→ WHAT NEEDS TO BE DONE: The listing below begins with the first line you should copy; stop after the line containing "(0,0) rectangle (960,540);", and drop every picture.

****

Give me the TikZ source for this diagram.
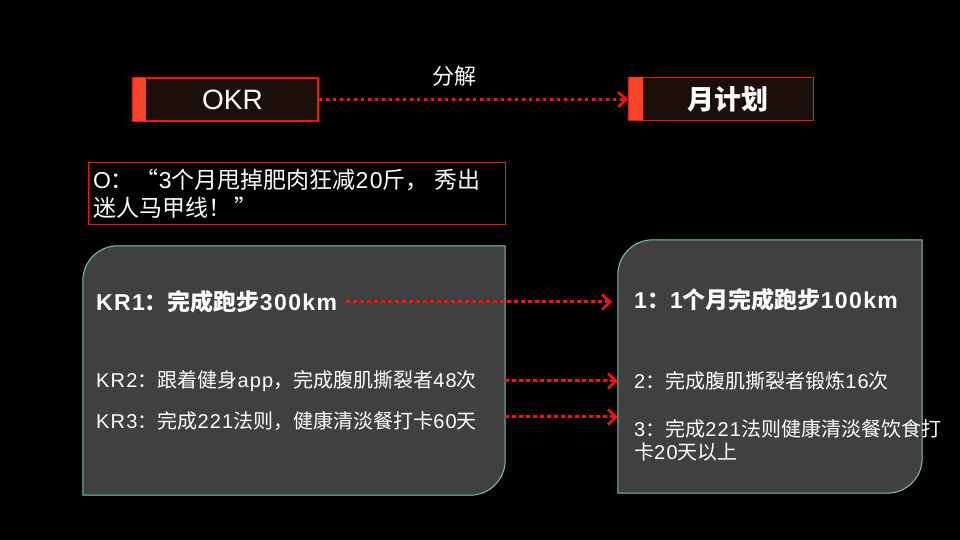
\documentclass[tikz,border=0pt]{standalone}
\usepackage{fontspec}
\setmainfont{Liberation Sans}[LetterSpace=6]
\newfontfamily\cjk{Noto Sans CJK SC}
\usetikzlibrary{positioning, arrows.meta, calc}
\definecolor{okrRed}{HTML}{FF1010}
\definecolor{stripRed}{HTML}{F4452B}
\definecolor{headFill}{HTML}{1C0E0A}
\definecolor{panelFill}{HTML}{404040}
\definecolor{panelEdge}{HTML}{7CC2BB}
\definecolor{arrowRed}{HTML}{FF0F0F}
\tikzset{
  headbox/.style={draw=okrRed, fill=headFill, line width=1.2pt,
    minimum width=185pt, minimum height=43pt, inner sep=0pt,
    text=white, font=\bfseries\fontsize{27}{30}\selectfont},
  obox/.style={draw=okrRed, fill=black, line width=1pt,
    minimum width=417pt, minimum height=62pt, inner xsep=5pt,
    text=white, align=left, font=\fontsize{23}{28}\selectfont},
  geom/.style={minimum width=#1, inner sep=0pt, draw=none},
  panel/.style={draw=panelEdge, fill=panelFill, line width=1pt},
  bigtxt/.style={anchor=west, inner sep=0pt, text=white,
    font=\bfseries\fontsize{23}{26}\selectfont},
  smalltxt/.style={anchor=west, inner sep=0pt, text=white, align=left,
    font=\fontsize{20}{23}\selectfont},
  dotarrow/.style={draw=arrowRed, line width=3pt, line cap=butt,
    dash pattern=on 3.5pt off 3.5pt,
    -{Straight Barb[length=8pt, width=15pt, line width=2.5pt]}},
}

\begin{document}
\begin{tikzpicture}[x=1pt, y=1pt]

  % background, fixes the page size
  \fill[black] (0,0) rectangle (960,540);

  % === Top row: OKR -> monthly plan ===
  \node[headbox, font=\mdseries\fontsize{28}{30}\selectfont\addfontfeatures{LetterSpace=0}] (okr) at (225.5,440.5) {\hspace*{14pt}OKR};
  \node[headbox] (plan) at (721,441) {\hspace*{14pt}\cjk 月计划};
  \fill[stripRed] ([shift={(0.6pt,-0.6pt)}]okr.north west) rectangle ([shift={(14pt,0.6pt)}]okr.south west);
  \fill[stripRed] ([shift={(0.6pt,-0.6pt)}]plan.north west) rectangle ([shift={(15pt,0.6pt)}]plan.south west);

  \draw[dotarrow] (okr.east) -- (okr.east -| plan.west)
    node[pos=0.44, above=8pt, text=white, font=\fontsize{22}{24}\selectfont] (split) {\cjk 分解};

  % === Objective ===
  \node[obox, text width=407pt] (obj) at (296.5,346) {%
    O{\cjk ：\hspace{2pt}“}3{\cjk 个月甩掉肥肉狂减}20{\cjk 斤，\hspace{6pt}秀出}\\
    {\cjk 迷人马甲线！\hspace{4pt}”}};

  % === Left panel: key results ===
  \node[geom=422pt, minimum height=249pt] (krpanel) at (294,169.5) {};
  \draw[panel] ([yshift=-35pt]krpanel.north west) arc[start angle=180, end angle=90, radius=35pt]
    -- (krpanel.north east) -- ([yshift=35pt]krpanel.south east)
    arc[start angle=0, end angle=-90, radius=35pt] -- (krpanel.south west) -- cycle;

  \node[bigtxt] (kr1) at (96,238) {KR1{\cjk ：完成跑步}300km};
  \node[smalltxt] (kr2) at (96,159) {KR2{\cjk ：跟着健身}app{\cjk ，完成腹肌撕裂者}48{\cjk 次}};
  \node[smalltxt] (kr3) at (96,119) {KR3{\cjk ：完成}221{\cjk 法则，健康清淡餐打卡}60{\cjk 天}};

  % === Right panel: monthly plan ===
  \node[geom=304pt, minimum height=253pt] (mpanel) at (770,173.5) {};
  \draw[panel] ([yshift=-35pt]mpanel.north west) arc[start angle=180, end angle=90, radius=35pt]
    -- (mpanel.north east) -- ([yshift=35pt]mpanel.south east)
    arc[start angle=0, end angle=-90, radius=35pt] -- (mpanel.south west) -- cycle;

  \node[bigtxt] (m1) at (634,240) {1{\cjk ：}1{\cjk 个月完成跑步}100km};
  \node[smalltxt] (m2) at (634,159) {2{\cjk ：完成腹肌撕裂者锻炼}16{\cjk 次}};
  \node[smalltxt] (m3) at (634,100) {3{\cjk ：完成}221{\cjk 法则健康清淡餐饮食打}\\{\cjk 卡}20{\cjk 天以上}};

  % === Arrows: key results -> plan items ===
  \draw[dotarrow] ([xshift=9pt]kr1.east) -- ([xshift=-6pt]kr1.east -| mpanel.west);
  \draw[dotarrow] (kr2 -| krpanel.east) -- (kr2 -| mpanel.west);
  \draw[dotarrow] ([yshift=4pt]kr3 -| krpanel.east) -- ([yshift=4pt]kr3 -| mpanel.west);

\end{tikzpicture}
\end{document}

****

→ SOLUTION TO THE EXERCISE:
Give me the TikZ source for this diagram.
\documentclass[tikz,border=0pt]{standalone}
\usepackage{fontspec}
\setmainfont{Liberation Sans}[LetterSpace=6]
\newfontfamily\cjk{Noto Sans CJK SC}
\usetikzlibrary{positioning, arrows.meta, calc}
\definecolor{okrRed}{HTML}{FF1010}
\definecolor{stripRed}{HTML}{F4452B}
\definecolor{headFill}{HTML}{1C0E0A}
\definecolor{panelFill}{HTML}{404040}
\definecolor{panelEdge}{HTML}{7CC2BB}
\definecolor{arrowRed}{HTML}{FF0F0F}
\tikzset{
  headbox/.style={draw=okrRed, fill=headFill, line width=1.2pt,
    minimum width=185pt, minimum height=43pt, inner sep=0pt,
    text=white, font=\bfseries\fontsize{27}{30}\selectfont},
  obox/.style={draw=okrRed, fill=black, line width=1pt,
    minimum width=417pt, minimum height=62pt, inner xsep=5pt,
    text=white, align=left, font=\fontsize{23}{28}\selectfont},
  geom/.style={minimum width=#1, inner sep=0pt, draw=none},
  panel/.style={draw=panelEdge, fill=panelFill, line width=1pt},
  bigtxt/.style={anchor=west, inner sep=0pt, text=white,
    font=\bfseries\fontsize{23}{26}\selectfont},
  smalltxt/.style={anchor=west, inner sep=0pt, text=white, align=left,
    font=\fontsize{20}{23}\selectfont},
  dotarrow/.style={draw=arrowRed, line width=3pt, line cap=butt,
    dash pattern=on 3.5pt off 3.5pt,
    -{Straight Barb[length=8pt, width=15pt, line width=2.5pt]}},
}

\begin{document}
\begin{tikzpicture}[x=1pt, y=1pt]

  % background, fixes the page size
  \fill[black] (0,0) rectangle (960,540);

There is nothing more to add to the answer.